The Onyx looks fantastic, has great sound quality and works over Bluetooth or Wi-Fi
Speakers: 2, RMS power output: 15W, Dock connector: None, Wireless: Bluetooth (SBC, aptX), Wi-Fi (AirPlay, DLNA), Dimensions: 222x345x325mm, Weight: 2.7kg
The Harman Kardon Onyx looks futuristic and space-age thanks to the stainless steel ring that serves as both a convenient carrying handle and a stand. Indeed, we think the ring makes the Onyx look like the planet Saturn. The other materials used to construct the Onyx are also equally luxurious, with real leather enveloping the back and a cloth grill that dominates the front. However, Harman Kardon’s used a rubberised material around the circumference of the speaker, and we found this material picked up a lot of dust and dirt.
There are a number of touch sensitive, illuminated controls on the top of the speaker, and these are used for switching between Wi-Fi and Bluetooth modes, adjusting the volume and for turning the speakers on and off. The volume controls have five illuminating markings that show both volume levels as well as the status of the speaker’s built-in battery. It’s possible to slide your finger across the volume markers to adjust the volume, but this proved a little inaccurate. It’s easier to use the volume up and down buttons.
On the back of the speakers you’ll find a 3.5mm jack for the auxiliary input. There’s also a USB port that can be used to charge your devices, which is always useful. We managed just less than five hours of battery life off a single charge. While the speaker is too big to be comfortably taken on the move, having a built-in battery is useful if you find yourself wanting to carry the speaker around the house for short uses. We could easily carry the speaker into the kitchen or out into the garden for some entertainment without having to worry about carrying the AC power adaptor with us.
Putting the speaker into pairing mode simply requires you to hold the Bluetooth button. Alternatively, you could use the NFC contact point on the back for quick-pairing. The Onyx uses can use the higher quality aptX codec for better Bluetooth sound quality if you use a compatible device, which is great.
Connecting to your Wi-Fi network is a bit more involved, but still straightforward. The easiest solution would be to use the WPS pairing button if your router supports WPS, otherwise you’ll must connect directly to the speaker’s Wi-Fi connection and then use a web browser to input the Wi-Fi settings of the network you want to join. We had no trouble connecting the Onyx to our network. If you’re using an iOS device, it’s also possible to share your Wi-Fi details over Bluetooth or USB to the speaker, which is a neat touch.

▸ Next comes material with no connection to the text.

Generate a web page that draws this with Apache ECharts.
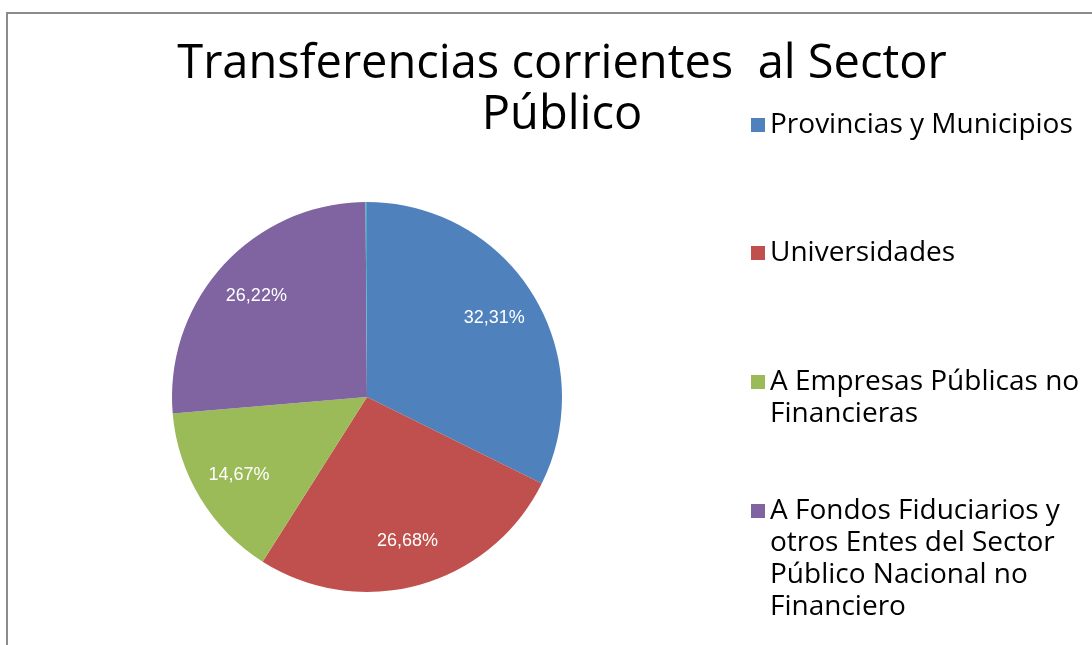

Once you’ve connected the Onyx to your Wi-Fi network you can then use Apple’s AirPlay to send music to the speaker from Apple devices on the network, such as an iPad or a PC running iTunes. You can also use the Harman Kardon Remote app, which is available for iOS and Android, to play music from your device over Wi-Fi. The app also lets you access any music stored on networked DLNA servers.
The Onyx uses two 3in woofer drivers, two 3/4in tweeters and two passive bass radiators on the back, all of which output the kind of excellent sound you’d associate with Harman Kardon. Detail was rich and crisp, with pretty clear lower frequency sounds, although the Onyx’s sound quality is slightly warm. Vocals had excellent clarity and it was easy to pick out individual instruments in our favourite test tracks. Stereo separation wasn’t great due to the close proximity of the speakers but the Onyx was able to fill a room with sound easily. There’s a definite sweet spot in terms of sound directly in front of the speaker, however.
Thanks to its built-in battery, the Harman Kardon Onyx is a great, versatile speaker to use around the home. The Onyx produces great sound quality for a speaker of its size and we love its eye-catching design. Its wireless music capabilities are nowhere near as wide-ranging as rival speakers from Pure, Samsung or Sonos, but it excels in its simplicity and was easy to set up.
The Philips Fidelio E2 is similar in that it’s a wireless speaker that lacks any extras such as multiroom support. It’s also worth considering as it provides marginally better sound quality. This is due in part to its two separate speakers that produce a more defined stereo separation. However, if you’re looking for an attractive single unit there’s much to be said for the Onyx.